What this task involves: Where a line in the listing below contains the word "with", copy that line.

Records for the task:

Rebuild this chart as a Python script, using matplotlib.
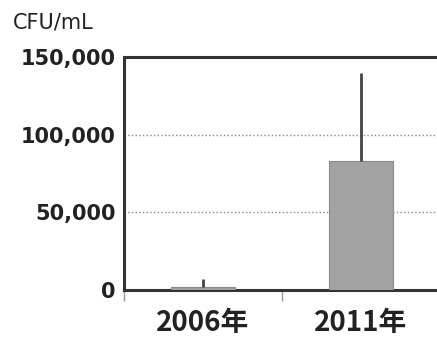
import matplotlib.pyplot as plt
import matplotlib.ticker as mticker

# datos
years = ['2006年', '2011年']
cfu = [2000, 83000]
cfu_err = [5000, 57000]
y_ticks = [0, 50000, 100000, 150000]

fig = plt.figure(figsize=(4.37, 3.47), dpi=100)
ax = fig.add_axes([124 / 437, 57 / 347, 316 / 437, 233 / 347])

x = range(len(years))
ax.bar(x, cfu, width=0.4, color='#a3a3a3', edgecolor='#8a8a8a', linewidth=0.8,
       yerr=[[0, 0], cfu_err], error_kw=dict(ecolor='#444444', elinewidth=2, capsize=0),
       zorder=3)

ax.set_xlim(-0.5, 1.5)
ax.set_ylim(0, 150000)
ax.set_yticks(y_ticks)
ax.yaxis.set_major_formatter(mticker.FuncFormatter(lambda v, p: f'{int(v):,}'))
ax.grid(axis='y', linestyle=':', color='#888888', linewidth=1, zorder=0)

for s in ax.spines.values():
    s.set_linewidth(2.2)
    s.set_color('#333333')

ax.tick_params(axis='y', length=0, pad=6)
for lbl in ax.get_yticklabels():
    lbl.set_fontsize(15)
    lbl.set_fontweight('bold')
    lbl.set_color('#222222')

ax.set_xticks(list(x))
ax.set_xticklabels(years, family=['Noto Sans CJK JP', 'DejaVu Sans'],
                   fontsize=20, fontweight='bold', color='#222222')
ax.tick_params(axis='x', which='major', length=0, pad=14)
ax.set_xticks([-0.5, 0.5], minor=True)
ax.tick_params(axis='x', which='minor', length=8, width=1, color='#999999')

fig.text(13 / 437, 1 - 22 / 347, 'CFU/mL', fontsize=15, color='#222222', va='center')

fig.savefig('out.png', dpi=100)
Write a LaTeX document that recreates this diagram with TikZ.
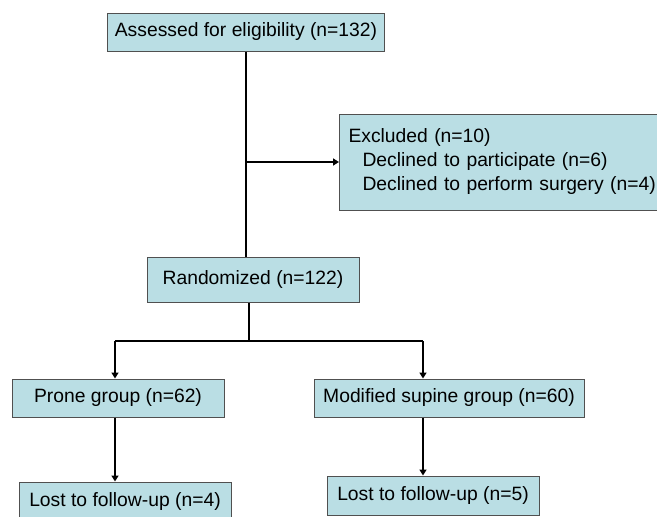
\documentclass[tikz,border=0pt]{standalone}
\usepackage{fontspec}
\setmainfont{Liberation Sans}
\usetikzlibrary{arrows.meta}
\definecolor{boxfill}{RGB}{186,222,228}
\definecolor{boxline}{RGB}{80,80,80}
\tikzset{
 box/.style={draw=boxline,line width=1pt,fill=boxfill,inner sep=0pt,minimum height=38pt,font=\fontsize{19.3}{24}\selectfont},
 link/.style={line width=2.8pt},
 arr/.style={link,-{Triangle[length=6pt,width=7pt]}}
}

\begin{document}
\begin{tikzpicture}[x=1pt,y=-1pt]
 \clip (0,0) rectangle (657,517);
 \node[box,minimum width=277pt] (assess) at (246,32) {Assessed for eligibility (n=132)};
 \node[box,anchor=west,align=left,text width=312pt,inner xsep=9pt,minimum height=96pt] (excl) at (339,162)
  {Excluded (n=10)\\\hspace*{14pt}Declined to participate (n=6)\\\hspace*{14pt}Declined to perform surgery (n=4)};
 \node[box,minimum width=212pt,minimum height=45pt] (rand) at (253,279.5) {Randomized (n=122)};
 \node[box,minimum width=212pt] (prone) at (118,398) {Prone group (n=62)};
 \node[box,minimum width=270pt] (supine) at (449,398) {Modified supine group (n=60)};
 \node[box,minimum width=212pt,minimum height=39pt] (lostp) at (125,501.5) {Lost to follow-up (n=4)};
 \node[box,minimum width=212pt,minimum height=39pt] (losts) at (433,495.5) {Lost to follow-up (n=5)};
 \coordinate (split) at (249,341);
 \coordinate (jl) at (115,341);
 \coordinate (jr) at (423,341);
 \draw[link] (assess.south) -- (assess.south |- rand.north);
 \draw[arr] (assess.south |- excl.west) -- (excl.west);
 \draw[link] (split |- rand.south) -- (split);
 \draw[link] (jl) -- (jr);
 \draw[arr] (jl) -- (jl |- prone.north);
 \draw[arr] (jr) -- (jr |- supine.north);
 \draw[arr] (jl |- prone.south) -- (jl |- lostp.north);
 \draw[arr] (jr |- supine.south) -- (jr |- losts.north);
\end{tikzpicture}
\end{document}
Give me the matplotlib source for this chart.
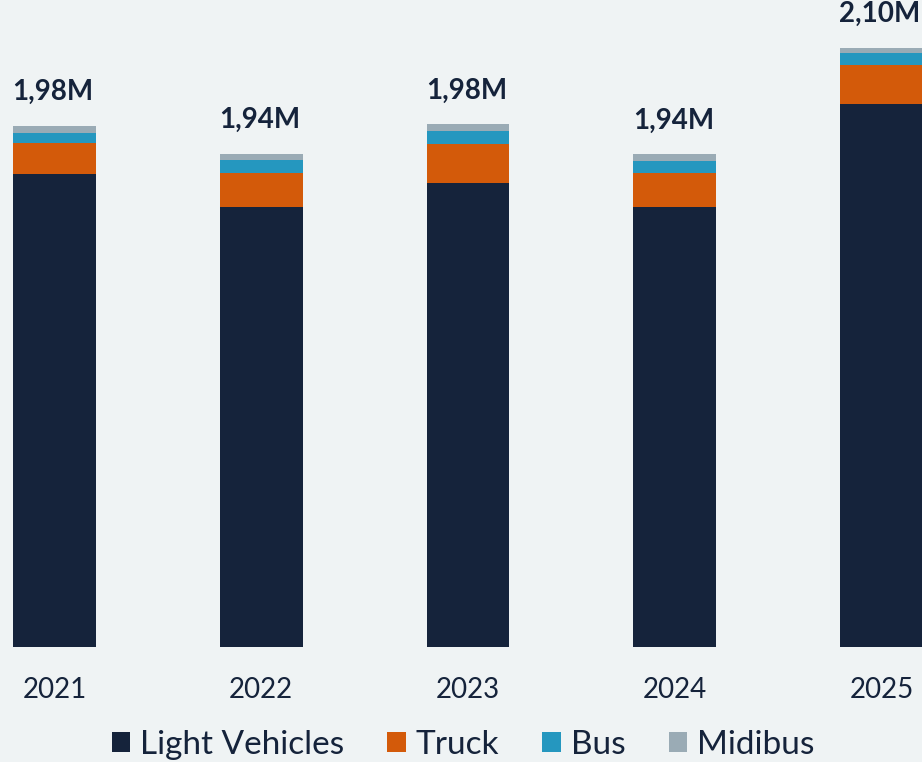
import matplotlib.pyplot as plt
import numpy as np

# данные (тысячи единиц)
years = ["2021", "2022", "2023", "2024", "2025"]
light_vehicles = [1906, 1856, 1892, 1856, 2013]
truck = [47.5, 52, 60, 51, 61]
bus = [15.5, 20, 20, 19, 17]
midibus = [10.7, 9.2, 10.3, 10.3, 8.6]

colors = {
    "Light Vehicles": "#15233b",
    "Truck": "#d35a0a",
    "Bus": "#2597bf",
    "Midibus": "#9aabb5",
}
bg = "#eff3f4"
text_color = "#15233b"

plt.rcParams['font.family'] = ['Lato', 'DejaVu Sans']

fig = plt.figure(figsize=(9.22, 7.62), dpi=100, facecolor=bg)
ax = fig.add_axes([0, 0.151, 1, 0.849])
ax.set_facecolor(bg)

x = np.arange(len(years))
width = 0.40
bottom = np.zeros(len(years))
series = [("Light Vehicles", light_vehicles), ("Truck", truck),
          ("Bus", bus), ("Midibus", midibus)]
handles = []
for name, vals in series:
    b = ax.bar(x, vals, width, bottom=bottom, color=colors[name], label=name)
    handles.append(b)
    bottom += np.array(vals)

# подписи итогов
for xi, total in zip(x, bottom):
    label = f"{total / 1000:.2f}M".replace(".", ",")
    ax.annotate(label, (xi, total), xytext=(-1, 15), textcoords="offset points",
                ha="center", va="bottom", fontsize=20, fontweight="bold",
                color=text_color)

ax.set_xlim(-0.2636, 4.196)
ax.set_ylim(1181, 2173)
ax.set_xticks(x)
ax.set_xticklabels(years, fontsize=20, color=text_color)
ax.tick_params(axis="x", length=0, pad=22)
ax.set_yticks([])
for s in ax.spines.values():
    s.set_visible(False)

fig.legend(handles, [s[0] for s in series], loc="center",
           bbox_to_anchor=(463 / 922, 1 - 745 / 762), ncol=4, frameon=False,
           handlelength=0.55, handleheight=0.55,
           handletextpad=0.3, columnspacing=1.3, labelcolor=text_color,
           prop={'size': 24})

fig.savefig("out.png", dpi=100, facecolor=bg)
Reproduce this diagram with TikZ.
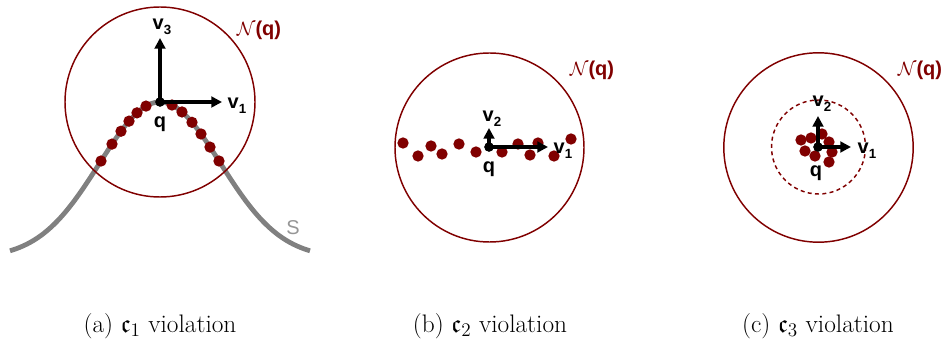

Response to this exercise:
Write a LaTeX document that recreates this diagram with TikZ.
Reproduce this diagram with TikZ.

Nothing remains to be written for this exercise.